◆ **DIRECTIVE**: Locate the string "with" in the records below. Copy every line where it occurs.
**********
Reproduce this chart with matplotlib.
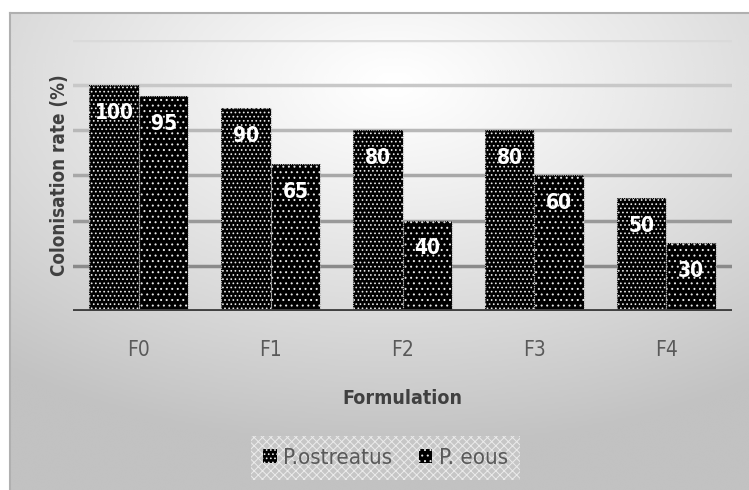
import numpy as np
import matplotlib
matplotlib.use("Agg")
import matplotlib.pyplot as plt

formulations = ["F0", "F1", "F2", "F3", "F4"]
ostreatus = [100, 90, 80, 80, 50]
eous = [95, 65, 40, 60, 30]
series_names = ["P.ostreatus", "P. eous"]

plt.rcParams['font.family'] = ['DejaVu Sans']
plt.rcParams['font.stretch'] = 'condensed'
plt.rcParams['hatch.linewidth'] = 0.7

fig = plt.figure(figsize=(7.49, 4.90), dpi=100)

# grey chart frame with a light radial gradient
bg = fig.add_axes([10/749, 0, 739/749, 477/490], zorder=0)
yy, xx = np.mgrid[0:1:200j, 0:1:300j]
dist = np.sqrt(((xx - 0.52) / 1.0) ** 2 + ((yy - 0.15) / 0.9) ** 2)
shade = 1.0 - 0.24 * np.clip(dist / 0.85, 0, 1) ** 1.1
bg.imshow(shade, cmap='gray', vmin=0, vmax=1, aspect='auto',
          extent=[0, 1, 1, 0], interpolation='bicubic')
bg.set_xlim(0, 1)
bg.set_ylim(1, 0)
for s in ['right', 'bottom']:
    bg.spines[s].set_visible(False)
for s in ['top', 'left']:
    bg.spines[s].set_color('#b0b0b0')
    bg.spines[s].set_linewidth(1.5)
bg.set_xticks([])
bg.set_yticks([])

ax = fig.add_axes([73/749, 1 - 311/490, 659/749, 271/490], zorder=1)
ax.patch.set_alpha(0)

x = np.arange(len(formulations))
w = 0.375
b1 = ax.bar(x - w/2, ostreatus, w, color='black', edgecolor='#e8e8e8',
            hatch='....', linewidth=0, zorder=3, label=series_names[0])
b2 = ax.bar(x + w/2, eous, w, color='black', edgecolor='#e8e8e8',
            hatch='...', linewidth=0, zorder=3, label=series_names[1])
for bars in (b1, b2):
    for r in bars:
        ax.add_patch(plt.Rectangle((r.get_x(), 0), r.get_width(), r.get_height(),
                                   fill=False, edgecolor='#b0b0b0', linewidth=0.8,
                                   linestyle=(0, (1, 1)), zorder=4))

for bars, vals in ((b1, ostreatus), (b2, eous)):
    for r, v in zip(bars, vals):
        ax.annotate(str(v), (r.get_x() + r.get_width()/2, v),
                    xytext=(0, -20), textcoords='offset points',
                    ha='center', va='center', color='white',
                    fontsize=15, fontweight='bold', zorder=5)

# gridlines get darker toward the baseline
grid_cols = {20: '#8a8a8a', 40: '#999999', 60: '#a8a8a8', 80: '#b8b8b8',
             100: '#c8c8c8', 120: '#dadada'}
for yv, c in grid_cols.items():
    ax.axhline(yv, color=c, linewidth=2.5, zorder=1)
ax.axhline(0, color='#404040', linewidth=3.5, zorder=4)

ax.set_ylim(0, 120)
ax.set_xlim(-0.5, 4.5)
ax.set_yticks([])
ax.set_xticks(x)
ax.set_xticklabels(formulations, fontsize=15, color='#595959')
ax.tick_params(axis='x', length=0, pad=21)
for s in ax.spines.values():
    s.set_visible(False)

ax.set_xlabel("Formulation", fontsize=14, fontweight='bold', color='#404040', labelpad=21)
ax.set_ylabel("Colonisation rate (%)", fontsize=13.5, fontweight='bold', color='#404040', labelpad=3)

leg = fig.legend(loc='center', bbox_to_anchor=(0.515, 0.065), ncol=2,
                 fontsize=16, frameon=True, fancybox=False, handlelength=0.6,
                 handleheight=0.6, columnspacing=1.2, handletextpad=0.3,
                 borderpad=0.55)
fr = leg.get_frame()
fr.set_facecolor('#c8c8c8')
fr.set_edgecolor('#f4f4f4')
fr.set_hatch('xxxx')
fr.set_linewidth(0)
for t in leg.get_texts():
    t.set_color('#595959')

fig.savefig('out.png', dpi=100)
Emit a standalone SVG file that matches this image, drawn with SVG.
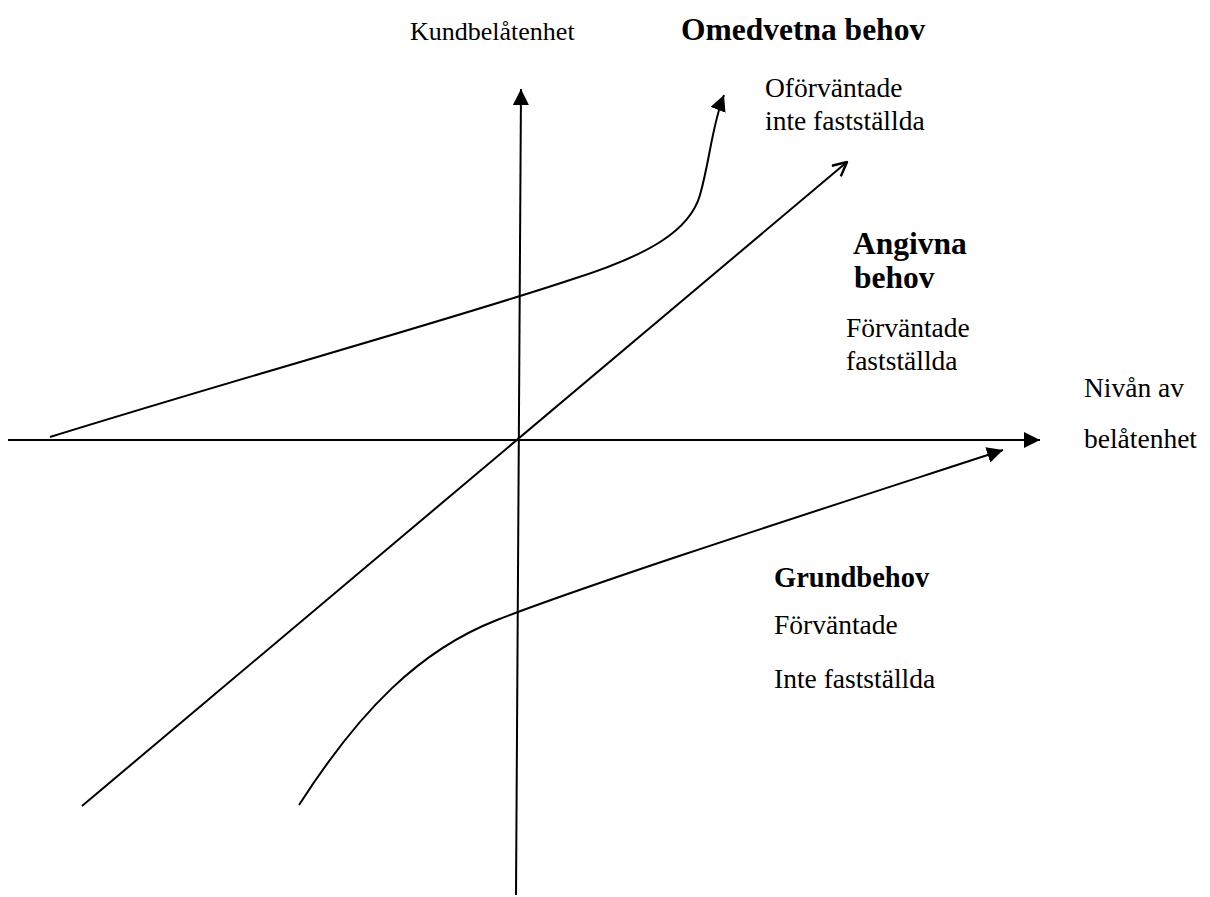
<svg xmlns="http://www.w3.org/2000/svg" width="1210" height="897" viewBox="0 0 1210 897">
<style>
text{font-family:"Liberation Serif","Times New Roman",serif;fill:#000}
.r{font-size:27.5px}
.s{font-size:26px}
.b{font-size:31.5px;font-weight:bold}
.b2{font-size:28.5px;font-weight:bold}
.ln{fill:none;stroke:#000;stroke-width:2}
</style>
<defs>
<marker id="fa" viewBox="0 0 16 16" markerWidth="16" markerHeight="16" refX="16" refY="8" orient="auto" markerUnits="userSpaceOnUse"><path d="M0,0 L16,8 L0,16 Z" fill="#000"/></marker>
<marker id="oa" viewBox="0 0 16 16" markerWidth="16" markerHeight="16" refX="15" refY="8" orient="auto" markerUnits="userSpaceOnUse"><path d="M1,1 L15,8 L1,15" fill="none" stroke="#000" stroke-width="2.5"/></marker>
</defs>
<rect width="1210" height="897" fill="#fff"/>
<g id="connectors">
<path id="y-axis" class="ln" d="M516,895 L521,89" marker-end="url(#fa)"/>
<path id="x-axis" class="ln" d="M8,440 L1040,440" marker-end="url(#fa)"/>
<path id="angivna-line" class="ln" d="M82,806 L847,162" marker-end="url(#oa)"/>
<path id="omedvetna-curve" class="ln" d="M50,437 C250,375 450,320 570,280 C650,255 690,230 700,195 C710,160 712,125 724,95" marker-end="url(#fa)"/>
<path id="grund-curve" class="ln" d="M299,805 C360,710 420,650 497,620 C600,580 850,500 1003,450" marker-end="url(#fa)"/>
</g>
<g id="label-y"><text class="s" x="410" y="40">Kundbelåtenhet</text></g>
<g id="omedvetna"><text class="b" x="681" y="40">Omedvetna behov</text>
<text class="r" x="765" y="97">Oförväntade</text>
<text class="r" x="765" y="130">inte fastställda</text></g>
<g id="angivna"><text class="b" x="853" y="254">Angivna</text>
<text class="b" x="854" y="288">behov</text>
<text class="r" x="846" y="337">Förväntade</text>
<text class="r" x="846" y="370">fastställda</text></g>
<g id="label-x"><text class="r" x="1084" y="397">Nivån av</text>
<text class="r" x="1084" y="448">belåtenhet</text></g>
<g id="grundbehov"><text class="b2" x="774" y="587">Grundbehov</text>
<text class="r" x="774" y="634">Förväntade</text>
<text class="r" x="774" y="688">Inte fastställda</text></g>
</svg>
**********
◆ **RESPONSE**:
Reproduce this chart with matplotlib.
# grey chart frame with a light radial gradient
Emit a standalone SVG file that matches this image, drawn with SVG.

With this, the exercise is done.